From Polly Longsworth, Austin and Mabel: The Amherst Affair and Love Letters of Austin Dickinson and Mabel Loomis Todd, p. 121:
Consummation of Mabel [Loomis Todd] and Austin's [Dickinson] love occurred at the Homestead, Emily and [sister] Vinnie's dwelling, the evening of December 13, 1883, in the dining room, where they often met before the fire. It is confirmed by symbols in both Austin's and Mabel's diaries, and also by the existence of two small slips of paper, each bearing the same strange word, AMUASBTEILN. One of the slips was tucked into Mabel's diary at December 13, and bears that date on the reverse.
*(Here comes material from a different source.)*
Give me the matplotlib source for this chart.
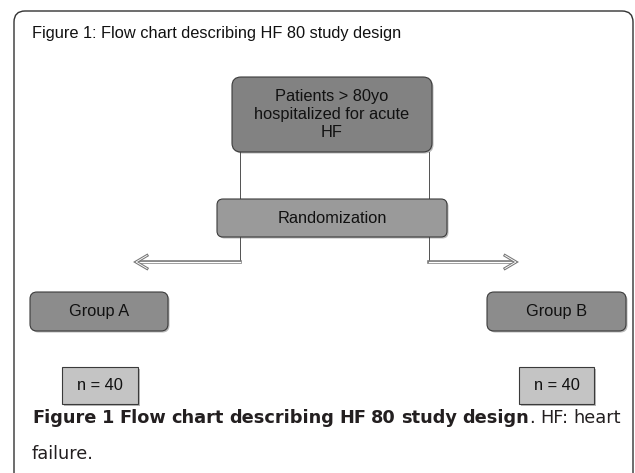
import matplotlib.pyplot as plt
from matplotlib.patches import FancyBboxPatch
import matplotlib.patheffects as pe

# Flow chart content
title = "Figure 1: Flow chart describing HF 80 study design"
top_label = "Patients > 80yo\nhospitalized for acute\nHF"
mid_label = "Randomization"
groups = ["Group A", "Group B"]
group_sizes = [40, 40]
caption_bold = "Figure 1 Flow chart describing HF 80 study design"
caption_rest = "HF: heart"
caption_line2 = "failure."

# layout (pixel space, y downwards)
W, H = 635, 473
fig = plt.figure(figsize=(W / 100, H / 100), dpi=100)
ax = fig.add_axes([0, 0, 1, 1])
ax.set_xlim(0, W)
ax.set_ylim(H, 0)
ax.axis('off')

PX = 0.72  # points per pixel
box_font = dict(family=['Liberation Sans', 'DejaVu Sans'], fontsize=11.8, color='#111111')


def rbox(x0, y0, x1, y1, fc, rad=7, square=False):
    style = "square,pad=0" if square else f"round,pad=0,rounding_size={rad}"
    # soft shadow
    sh = FancyBboxPatch((x0 + 1.5, y0 + 1.5), x1 - x0, y1 - y0, boxstyle=style,
                        fc='#b8b8b8', ec='none', zorder=2)
    ax.add_patch(sh)
    b = FancyBboxPatch((x0, y0), x1 - x0, y1 - y0, boxstyle=style,
                       fc=fc, ec='#3a3a3a', lw=1.1 * PX, zorder=3)
    ax.add_patch(b)
    return b


# outer frame
frame = FancyBboxPatch((14, 11), 619, 480, boxstyle="round,pad=0,rounding_size=11",
                       fc='white', ec='#333333', lw=1.4 * PX, zorder=1)
ax.add_patch(frame)
ax.text(32, 38, title, ha='left', va='baseline', **box_font)

# top box and randomization
rbox(232, 77, 432, 152, '#828282', rad=9)
ax.text(332, 114.5, top_label, ha='center', va='center', linespacing=1.22, zorder=4, **box_font)
rbox(217, 199, 447, 237, '#9a9a9a', rad=6)
ax.text(332, 218, mid_label, ha='center', va='center', zorder=4, **box_font)

# connectors and arrows
conn_x = [239.5, 428.5]
tips = [136, 516]
arrow_y = 262
for vx, tip in zip(conn_x, tips):
    ax.plot([vx, vx], [152, 199], color='#444444', lw=0.9 * PX, zorder=2)
    ax.plot([vx, vx], [237, arrow_y - 1], color='#444444', lw=0.9 * PX, zorder=2)
    d = 1 if tip < vx else -1
    dbl = [pe.Stroke(linewidth=3.6 * PX, foreground='#777777'),
           pe.Stroke(linewidth=1.3 * PX, foreground='white')]
    ln, = ax.plot([vx, tip + d * 2], [arrow_y, arrow_y], color='white', lw=1.3 * PX, zorder=2)
    ln.set_path_effects(dbl)
    hd, = ax.plot([tip + d * 11, tip, tip + d * 11], [arrow_y - 6.5, arrow_y, arrow_y + 6.5],
                  color='white', lw=1.0 * PX, zorder=2, solid_joinstyle='miter')
    hd.set_path_effects([pe.Stroke(linewidth=3.0 * PX, foreground='#777777'),
                         pe.Stroke(linewidth=0.9 * PX, foreground='white')])

# group boxes
group_x = [(30, 168), (487, 626)]
n_x = [(62, 138), (519, 594)]
for (gx0, gx1), name in zip(group_x, groups):
    rbox(gx0, 292, gx1, 331, '#8c8c8c', rad=7)
    ax.text((gx0 + gx1) / 2, 311.5, name, ha='center', va='center', zorder=4, **box_font)
for (nx0, nx1), n in zip(n_x, group_sizes):
    rbox(nx0, 367, nx1, 404, '#c4c4c4', square=True)
    ax.text((nx0 + nx1) / 2, 385.5, f"n = {n}", ha='center', va='center', zorder=4, **box_font)

# caption, first line justified word by word
cap_font = dict(family=['DejaVu Sans'], fontsize=12.8, color='#231f20')
words = [(w, 'bold') for w in caption_bold.split()] + [(w, 'normal') for w in caption_rest.split()]
objs = [ax.text(0, 423, w, ha='left', va='baseline', fontweight=fw, **cap_font) for w, fw in words]
dot = ax.text(0, 423, ".", ha='left', va='baseline', **cap_font)
fig.canvas.draw()
r = fig.canvas.get_renderer()
widths = [o.get_window_extent(r).width for o in objs]
dot_w = dot.get_window_extent(r).width
nb = len(caption_bold.split())
x_left, x_right = 32, 621
gap = (x_right - x_left - sum(widths) - dot_w) / (len(objs) - 1)
x = x_left
for i, (o, w) in enumerate(zip(objs, widths)):
    o.set_x(x)
    x += w
    if i == nb - 1:
        dot.set_x(x)
        x += dot_w
    x += gap
ax.text(32, 459, caption_line2, ha='left', va='baseline', **cap_font)

fig.savefig('out.png', dpi=100)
The other slip was in Austin's wallet when he died. The word is composed by alternately merging the letters of Austin's and Mabel's names. The event that evening occurred with the knowledge of David Todd [Mabel's husband], who was fully aware of the depth of feeling between his wife and Austin, and had not been alienated by it. David was, and would continue to be, devoted to Austin, whom he considered his best friend. "I loved him more than any man I ever knew," he said years later.
The Secret Life of E.D. people floated a judgment that the AMUASBTEILN is a bit high-school, but also intriguingly asked if we can imagine whose idea it was, the circumstances under which the letters were jotted down.

Oh I don't know. It was profound for them - it reminds me of the connection between Kitty and Levin in Anna Karenina, the way they intuited each other and easily communicated in code - I wonder if there was news of that novel (even if it hadn't yet been translated into English) in Amherst.